Her individual schedule includes the giant slalom, with first run set for Sunday at 4: 00 a. m. ET and the second run at 7: 30 a. m. ET, followed by the slalom on Wednesday. Moltzan has been a strong performer this season in giant slalom — multiple podiums on the World Cup circuit have established her as a legitimate medal threat whenever she’s in the start gate. Even the team event illustrated her ability to deliver under pressure and read difficult snow and light conditions.

Teammates and coaches have praised the balance she brings: technical precision married to strategic aggression when conditions demand it. That blend makes her dangerous in both slalom and giant slalom, and it explains why key teammates consider her one of the most consistent GS skiers on the roster this season.

Community support and the long view

Moltzan’s rise has prompted hometown celebrations and local support networks that have followed her from Vermont racefields to the Olympic slopes. Community watch parties and sponsor-driven events have highlighted how her story resonates beyond the World Cup circuit — it’s a hometown narrative of persistence and pride.

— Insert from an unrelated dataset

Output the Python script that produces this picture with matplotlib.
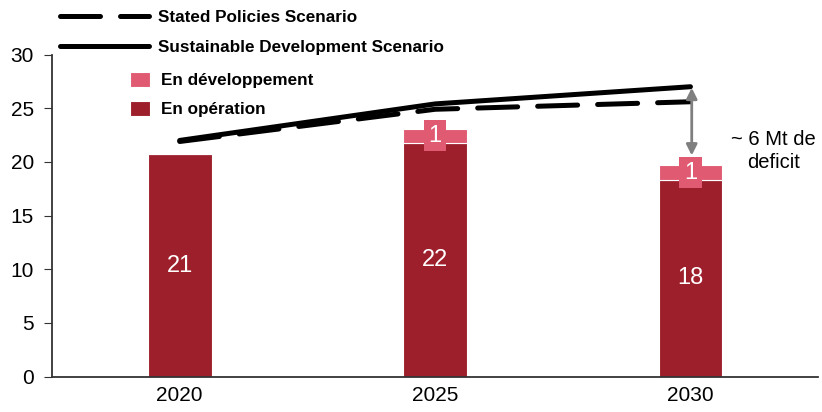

At 31, with an Olympic medal secured and two individual opportunities remaining, Moltzan embodies a modern athlete’s long arc: early promise, a painful setback, a strategic detour, and a steady climb back to the sport’s biggest stage. Whether she adds to her medal collection in the coming days or not, her presence in the mix for giant slalom and slalom remains a reminder that career detours can, with the right fit and resolve, become the pathways to peak performance.